-- Start of DATA LINES --

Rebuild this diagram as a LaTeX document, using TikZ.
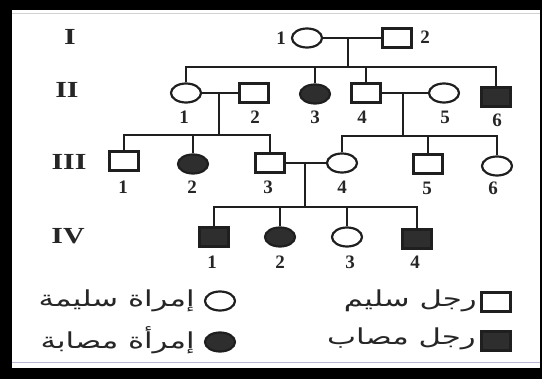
\documentclass[tikz,border=0pt]{standalone}
\usepackage{fontspec}
\setmainfont{Liberation Serif}
\newfontfamily\arabicfont[Script=Arabic]{DejaVu Sans}
\TeXXeTstate=1
\usetikzlibrary{shapes.geometric}

% wide lettering helpers
\newcommand{\widen}[2]{\scalebox{#1}[1]{#2}}

\tikzset{
  pline/.style={draw=black!88, line width=2.2pt},
  male/.style={rectangle, draw=black!88, line width=2.2pt, minimum width=29pt, minimum height=19pt, inner sep=0pt},
  female/.style={ellipse, draw=black!88, line width=2.2pt, minimum width=30pt, minimum height=19pt, inner sep=0pt},
  affected/.style={fill=black!82},
  num/.style={font=\fontsize{19}{19}\selectfont\bfseries, text=black!85, inner sep=0pt},
  gen/.style={font=\fontsize{23}{23}\selectfont\bfseries, text=black!85, inner sep=0pt},
  legtext/.style={font=\fontsize{22}{22}\arabicfont, text=black!85, inner sep=0pt},
}

\begin{document}
\begin{tikzpicture}[x=1pt, y=-1pt]
  % frame
  \fill[black] (0,0) rectangle (542,379);
  \fill[white] (12,10) rectangle (540,368);
  \draw[gray!35, line width=0.8pt] (12,13) -- (540,13);
  \draw[blue!25!gray!45, line width=1pt] (12,363) -- (540,363);
  \useasboundingbox (0,0) rectangle (542,379);

  % generation numerals
  \node[gen] (gI)   at (70,37)  {\widen{1.3}{I}};
  \node[gen] (gII)  at (67,90)  {\widen{1.3}{II}};
  \node[gen] (gIII) at (69,162) {\widen{1.3}{III}};
  \node[gen] (gIV)  at (68,236) {\widen{1.3}{IV}};

  % generation I
  \node[female] (I1) at (307,38) {};
  \node[male]   (I2) at (397,38) {};
  \node[num] (nI1) at (281,38) {1};
  \node[num] (nI2) at (425,37) {2};

  % generation II
  \node[female]          (II1) at (186,93) {};
  \node[male]            (II2) at (254,93) {};
  \node[female,affected] (II3) at (315,94) {};
  \node[male]            (II4) at (366,93) {};
  \node[female]          (II5) at (444,93) {};
  \node[male,affected]   (II6) at (496,97) {};
  \node[num] (nII1) at (184,117) {1};
  \node[num] (nII2) at (255,117) {2};
  \node[num] (nII3) at (315,117) {3};
  \node[num] (nII4) at (362,117) {4};
  \node[num] (nII5) at (445,117) {5};
  \node[num] (nII6) at (497,120) {6};

  % generation III
  \node[male]            (III1) at (124,161) {};
  \node[female,affected] (III2) at (193,164) {};
  \node[male]            (III3) at (270,163) {};
  \node[female]          (III4) at (342,163) {};
  \node[male]            (III5) at (428,164) {};
  \node[female]          (III6) at (497,166) {};
  \node[num] (nIII1) at (123,187) {1};
  \node[num] (nIII2) at (192,187) {2};
  \node[num] (nIII3) at (268,187) {3};
  \node[num] (nIII4) at (342,187) {4};
  \node[num] (nIII5) at (427,188) {5};
  \node[num] (nIII6) at (493,188) {6};

  % generation IV
  \node[male,affected]   (IV1) at (214,237) {};
  \node[female,affected] (IV2) at (280,237) {};
  \node[female]          (IV3) at (347,237) {};
  \node[male,affected]   (IV4) at (417,239) {};
  \node[num] (nIV1) at (212,262) {1};
  \node[num] (nIV2) at (280,262) {2};
  \node[num] (nIV3) at (350,262) {3};
  \node[num] (nIV4) at (415,262) {4};

  % couples and their descent lines
  \coordinate (mI)   at (348,38);
  \coordinate (bI)   at (348,67);
  \coordinate (mII)  at (219,93);
  \coordinate (bII)  at (219,135);
  \coordinate (mIIb) at (403,93);
  \coordinate (bIIb) at (403,136);
  \coordinate (mIII) at (305,163);
  \coordinate (bIII) at (305,207);

  \draw[pline] (I1.east) -- (I2.west);
  \draw[pline] (mI) -- (bI);
  \draw[pline] (II1.north) |- (II6.north |- bI) -- (II6.north);
  \draw[pline] (II3.north) -- (II3.north |- bI);
  \draw[pline] (II4.north) -- (II4.north |- bI);

  \draw[pline] (II1.east) -- (II2.west);
  \draw[pline] (mII) -- (bII);
  \draw[pline] (III1.north) |- (III3.north |- bII) -- (III3.north);
  \draw[pline] (III2.north) -- (III2.north |- bII);

  \draw[pline] (II4.east) -- (II5.west);
  \draw[pline] (mIIb) -- (bIIb);
  \draw[pline] (III4.north) |- (III6.north |- bIIb) -- (III6.north);
  \draw[pline] (III5.north) -- (III5.north |- bIIb);

  \draw[pline] (III3.east) -- (III4.west);
  \draw[pline] (mIII) -- (bIII);
  \draw[pline] (IV1.north) |- (IV4.north |- bIII) -- (IV4.north);
  \draw[pline] (IV2.north) -- (IV2.north |- bIII);
  \draw[pline] (IV3.north) -- (IV3.north |- bIII);

  % key
  \node[female]          (kF)  at (220,301) {};
  \node[female,affected] (kFA) at (220,342) {};
  \node[male]            (kM)  at (496,302) {};
  \node[male,affected]   (kMA) at (496,341) {};
  \node[legtext, anchor=east] (tF)  at (195,301) {\widen{1.4}{\beginR إمراة سليمة\endR}};
  \node[legtext, anchor=east] (tFA) at (195,340) {\widen{1.4}{\beginR إمرأة مصابة\endR}};
  \node[legtext, anchor=east] (tM)  at (477,301) {\widen{1.4}{\beginR رجل سليم\endR}};
  \node[legtext, anchor=east] (tMA) at (476,339) {\widen{1.4}{\beginR رجل مصاب\endR}};
\end{tikzpicture}
\end{document}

-- End of DATA LINES --

AIM OF THE TASK: Omit every picture while copying the listing above exactly.

FULL OUTPUT:
Rebuild this diagram as a LaTeX document, using TikZ.
\documentclass[tikz,border=0pt]{standalone}
\usepackage{fontspec}
\setmainfont{Liberation Serif}
\newfontfamily\arabicfont[Script=Arabic]{DejaVu Sans}
\TeXXeTstate=1
\usetikzlibrary{shapes.geometric}

% wide lettering helpers
\newcommand{\widen}[2]{\scalebox{#1}[1]{#2}}

\tikzset{
  pline/.style={draw=black!88, line width=2.2pt},
  male/.style={rectangle, draw=black!88, line width=2.2pt, minimum width=29pt, minimum height=19pt, inner sep=0pt},
  female/.style={ellipse, draw=black!88, line width=2.2pt, minimum width=30pt, minimum height=19pt, inner sep=0pt},
  affected/.style={fill=black!82},
  num/.style={font=\fontsize{19}{19}\selectfont\bfseries, text=black!85, inner sep=0pt},
  gen/.style={font=\fontsize{23}{23}\selectfont\bfseries, text=black!85, inner sep=0pt},
  legtext/.style={font=\fontsize{22}{22}\arabicfont, text=black!85, inner sep=0pt},
}

\begin{document}
\begin{tikzpicture}[x=1pt, y=-1pt]
  % frame
  \fill[black] (0,0) rectangle (542,379);
  \fill[white] (12,10) rectangle (540,368);
  \draw[gray!35, line width=0.8pt] (12,13) -- (540,13);
  \draw[blue!25!gray!45, line width=1pt] (12,363) -- (540,363);
  \useasboundingbox (0,0) rectangle (542,379);

  % generation numerals
  \node[gen] (gI)   at (70,37)  {\widen{1.3}{I}};
  \node[gen] (gII)  at (67,90)  {\widen{1.3}{II}};
  \node[gen] (gIII) at (69,162) {\widen{1.3}{III}};
  \node[gen] (gIV)  at (68,236) {\widen{1.3}{IV}};

  % generation I
  \node[female] (I1) at (307,38) {};
  \node[male]   (I2) at (397,38) {};
  \node[num] (nI1) at (281,38) {1};
  \node[num] (nI2) at (425,37) {2};

  % generation II
  \node[female]          (II1) at (186,93) {};
  \node[male]            (II2) at (254,93) {};
  \node[female,affected] (II3) at (315,94) {};
  \node[male]            (II4) at (366,93) {};
  \node[female]          (II5) at (444,93) {};
  \node[male,affected]   (II6) at (496,97) {};
  \node[num] (nII1) at (184,117) {1};
  \node[num] (nII2) at (255,117) {2};
  \node[num] (nII3) at (315,117) {3};
  \node[num] (nII4) at (362,117) {4};
  \node[num] (nII5) at (445,117) {5};
  \node[num] (nII6) at (497,120) {6};

  % generation III
  \node[male]            (III1) at (124,161) {};
  \node[female,affected] (III2) at (193,164) {};
  \node[male]            (III3) at (270,163) {};
  \node[female]          (III4) at (342,163) {};
  \node[male]            (III5) at (428,164) {};
  \node[female]          (III6) at (497,166) {};
  \node[num] (nIII1) at (123,187) {1};
  \node[num] (nIII2) at (192,187) {2};
  \node[num] (nIII3) at (268,187) {3};
  \node[num] (nIII4) at (342,187) {4};
  \node[num] (nIII5) at (427,188) {5};
  \node[num] (nIII6) at (493,188) {6};

  % generation IV
  \node[male,affected]   (IV1) at (214,237) {};
  \node[female,affected] (IV2) at (280,237) {};
  \node[female]          (IV3) at (347,237) {};
  \node[male,affected]   (IV4) at (417,239) {};
  \node[num] (nIV1) at (212,262) {1};
  \node[num] (nIV2) at (280,262) {2};
  \node[num] (nIV3) at (350,262) {3};
  \node[num] (nIV4) at (415,262) {4};

  % couples and their descent lines
  \coordinate (mI)   at (348,38);
  \coordinate (bI)   at (348,67);
  \coordinate (mII)  at (219,93);
  \coordinate (bII)  at (219,135);
  \coordinate (mIIb) at (403,93);
  \coordinate (bIIb) at (403,136);
  \coordinate (mIII) at (305,163);
  \coordinate (bIII) at (305,207);

  \draw[pline] (I1.east) -- (I2.west);
  \draw[pline] (mI) -- (bI);
  \draw[pline] (II1.north) |- (II6.north |- bI) -- (II6.north);
  \draw[pline] (II3.north) -- (II3.north |- bI);
  \draw[pline] (II4.north) -- (II4.north |- bI);

  \draw[pline] (II1.east) -- (II2.west);
  \draw[pline] (mII) -- (bII);
  \draw[pline] (III1.north) |- (III3.north |- bII) -- (III3.north);
  \draw[pline] (III2.north) -- (III2.north |- bII);

  \draw[pline] (II4.east) -- (II5.west);
  \draw[pline] (mIIb) -- (bIIb);
  \draw[pline] (III4.north) |- (III6.north |- bIIb) -- (III6.north);
  \draw[pline] (III5.north) -- (III5.north |- bIIb);

  \draw[pline] (III3.east) -- (III4.west);
  \draw[pline] (mIII) -- (bIII);
  \draw[pline] (IV1.north) |- (IV4.north |- bIII) -- (IV4.north);
  \draw[pline] (IV2.north) -- (IV2.north |- bIII);
  \draw[pline] (IV3.north) -- (IV3.north |- bIII);

  % key
  \node[female]          (kF)  at (220,301) {};
  \node[female,affected] (kFA) at (220,342) {};
  \node[male]            (kM)  at (496,302) {};
  \node[male,affected]   (kMA) at (496,341) {};
  \node[legtext, anchor=east] (tF)  at (195,301) {\widen{1.4}{\beginR إمراة سليمة\endR}};
  \node[legtext, anchor=east] (tFA) at (195,340) {\widen{1.4}{\beginR إمرأة مصابة\endR}};
  \node[legtext, anchor=east] (tM)  at (477,301) {\widen{1.4}{\beginR رجل سليم\endR}};
  \node[legtext, anchor=east] (tMA) at (476,339) {\widen{1.4}{\beginR رجل مصاب\endR}};
\end{tikzpicture}
\end{document}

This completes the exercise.